Last week Ford reached out to 50 different scientists, doctors, and educators for advise about whether or not schools should be re-opened for the last couple of weeks of the 2020/2021 school year. Ford said he wanted consensus on a direction, and even though the majority of responses pushed for re-open, Ford said we was driven by concern about the implications of re-opening schools.
“We know that some of the variants we’re fighting right now are more dangerous for children, it can make younger people very sick, and we also know that until we get more students and teachers vaccinated, outdoor activities are the safest right down,” Ford said. “So we will focus on getting kids outside, getting them to summer camps, day camps and sports outdoor activities as soon as possible. We know these activities are critical to the mental and physical well-being of our kids.”
According to Ford, he was heeding the advice of science table co-chair Dr. Adalsteinn Brown who said that re-opening schools could lead to an increase of six to 11 per cent in the number of new daily COVID-19 cases. The growing prevalence of the B.1.617.2 variant, plus, according to Ford, the continued porousness of the Canadian border, made keeping schools closed the preferred option.

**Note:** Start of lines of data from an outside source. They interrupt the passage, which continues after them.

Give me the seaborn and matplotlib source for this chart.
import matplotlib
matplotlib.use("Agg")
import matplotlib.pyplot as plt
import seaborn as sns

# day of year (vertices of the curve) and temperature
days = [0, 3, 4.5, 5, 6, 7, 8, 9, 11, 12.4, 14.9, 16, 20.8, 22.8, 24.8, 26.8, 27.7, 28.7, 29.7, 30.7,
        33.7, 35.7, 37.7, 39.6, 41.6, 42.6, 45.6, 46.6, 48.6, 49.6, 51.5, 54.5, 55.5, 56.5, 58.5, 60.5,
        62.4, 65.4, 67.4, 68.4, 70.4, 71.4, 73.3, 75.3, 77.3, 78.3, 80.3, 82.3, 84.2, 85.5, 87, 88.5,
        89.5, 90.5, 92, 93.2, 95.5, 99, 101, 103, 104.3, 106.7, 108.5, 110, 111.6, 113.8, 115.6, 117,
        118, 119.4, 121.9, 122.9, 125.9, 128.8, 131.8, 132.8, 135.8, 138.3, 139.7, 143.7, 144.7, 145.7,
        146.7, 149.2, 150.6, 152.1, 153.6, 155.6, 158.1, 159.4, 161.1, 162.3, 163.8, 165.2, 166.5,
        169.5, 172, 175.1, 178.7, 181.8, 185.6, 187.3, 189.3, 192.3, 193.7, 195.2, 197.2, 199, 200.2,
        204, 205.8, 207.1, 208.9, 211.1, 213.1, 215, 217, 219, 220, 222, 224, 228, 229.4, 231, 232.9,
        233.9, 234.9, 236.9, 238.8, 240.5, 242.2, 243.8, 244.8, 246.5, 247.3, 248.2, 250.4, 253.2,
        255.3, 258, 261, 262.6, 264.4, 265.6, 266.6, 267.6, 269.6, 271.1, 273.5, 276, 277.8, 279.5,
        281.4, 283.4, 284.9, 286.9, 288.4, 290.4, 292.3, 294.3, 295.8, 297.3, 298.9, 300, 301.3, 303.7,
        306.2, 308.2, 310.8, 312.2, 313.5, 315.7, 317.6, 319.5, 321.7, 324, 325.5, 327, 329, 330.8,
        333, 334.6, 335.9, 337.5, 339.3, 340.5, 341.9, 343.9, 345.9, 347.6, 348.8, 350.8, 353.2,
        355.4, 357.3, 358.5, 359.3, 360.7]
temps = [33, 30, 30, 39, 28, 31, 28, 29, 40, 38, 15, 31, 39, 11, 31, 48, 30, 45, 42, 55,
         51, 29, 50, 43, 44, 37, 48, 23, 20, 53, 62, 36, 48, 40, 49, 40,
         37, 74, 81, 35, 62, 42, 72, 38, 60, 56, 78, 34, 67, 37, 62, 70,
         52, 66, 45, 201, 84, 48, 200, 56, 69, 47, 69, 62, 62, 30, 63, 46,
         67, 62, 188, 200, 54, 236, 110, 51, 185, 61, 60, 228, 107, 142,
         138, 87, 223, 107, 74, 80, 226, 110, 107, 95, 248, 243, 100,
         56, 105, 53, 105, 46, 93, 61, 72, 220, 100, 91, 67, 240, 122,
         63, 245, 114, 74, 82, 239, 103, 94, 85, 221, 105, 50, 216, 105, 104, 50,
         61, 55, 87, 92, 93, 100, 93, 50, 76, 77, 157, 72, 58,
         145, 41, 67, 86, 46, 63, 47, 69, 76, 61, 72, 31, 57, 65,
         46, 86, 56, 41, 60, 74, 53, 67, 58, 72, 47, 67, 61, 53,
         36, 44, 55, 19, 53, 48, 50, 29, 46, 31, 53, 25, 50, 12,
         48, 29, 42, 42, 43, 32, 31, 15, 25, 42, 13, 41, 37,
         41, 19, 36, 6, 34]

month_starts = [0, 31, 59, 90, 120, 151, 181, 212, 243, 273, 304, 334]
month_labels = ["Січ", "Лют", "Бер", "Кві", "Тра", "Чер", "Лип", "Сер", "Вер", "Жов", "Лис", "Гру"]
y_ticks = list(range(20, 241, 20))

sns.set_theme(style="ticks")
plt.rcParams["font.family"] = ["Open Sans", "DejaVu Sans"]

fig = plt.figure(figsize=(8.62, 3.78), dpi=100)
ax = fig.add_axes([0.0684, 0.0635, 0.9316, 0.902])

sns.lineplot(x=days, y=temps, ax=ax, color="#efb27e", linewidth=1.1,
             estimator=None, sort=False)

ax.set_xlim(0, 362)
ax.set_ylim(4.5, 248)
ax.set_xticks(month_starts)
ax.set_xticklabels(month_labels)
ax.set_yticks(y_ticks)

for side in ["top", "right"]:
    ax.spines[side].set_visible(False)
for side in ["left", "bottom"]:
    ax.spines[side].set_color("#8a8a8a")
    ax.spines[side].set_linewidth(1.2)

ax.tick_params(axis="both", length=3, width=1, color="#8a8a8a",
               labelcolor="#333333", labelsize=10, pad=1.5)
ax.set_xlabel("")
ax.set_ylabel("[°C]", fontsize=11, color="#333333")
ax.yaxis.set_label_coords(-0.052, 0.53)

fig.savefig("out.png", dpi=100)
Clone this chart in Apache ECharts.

“The one constant in this pandemic has been that we have always erred on the side of caution, caution for our students, their families, and the staff within our schools, caution for every family in this province,” said Lecce. “By remaining cautious and vigilant, we protect our summer, we protect September, and we provide stability and routine to children who have faced dramatic disruption due to this global pandemic.”
During a Q&A with the media, Ford was hammered with questions about why other provinces can re-open schools, and whether he was prioritizing the economy over education. Ford explained that the issues in Ontario were unique because of two million total students in schools, and a population of 15 million people. He also passed the buck to the Federal government.
“The thing that’s frustrating to myself as premier is that this could have been avoided. We have to make the tough decisions because the Federal government refuses, absolutely refuses, to tighten up the borders,” Ford said. “There were 134,000 people coming across our land borders in one week last week, and that’s where we saw the jump. So we need to tighten up the borders, and we need to get to stage one and let the kids have a great summer and get ready for September.”
According to Public Health Ontario, less than 50 of the confirmed COVID-19 cases last week in Ontario we’re connected to travel
Ford said that the government was following the best advice of all public health professionals, that indoors is bad but outdoors is good. To that end, Ford gave Ontario schools the greenlight to hold in-person graduation ceremonies so long as they’re outdoors. A small concession to the kids to allow them to interact with their peers before the end of the school year.
“I want schools to host in-person outdoor graduations, events, and other opportunities for you to meet with your friends and reconnect outside before the end of the year,” Ford told the kids. “We’ll be working with school boards and health officials to make sure we can have outdoor graduation ceremonies for all students, in all grades this summer, rather than just grades eight and 12. It should be for all students.”
As an amuse-bouche following the news about schools, Ford suggested that the re-opening framework could begin in advance of the previously established June 14 commencement of phase one.
“Right now, we’re waiting for Dr. Williams and his team to tell us when we may be ready to do so because I know it’s very important for people in Ontario to get to step one, and the get to step two, as soon as it’s safe to do so,” Ford said. “We want to ensure that we enter into the road map to get kids outside playing team sports, going to day camps, enjoying organized activities this summer, and hanging around with their friends. That’s what we want to get to.”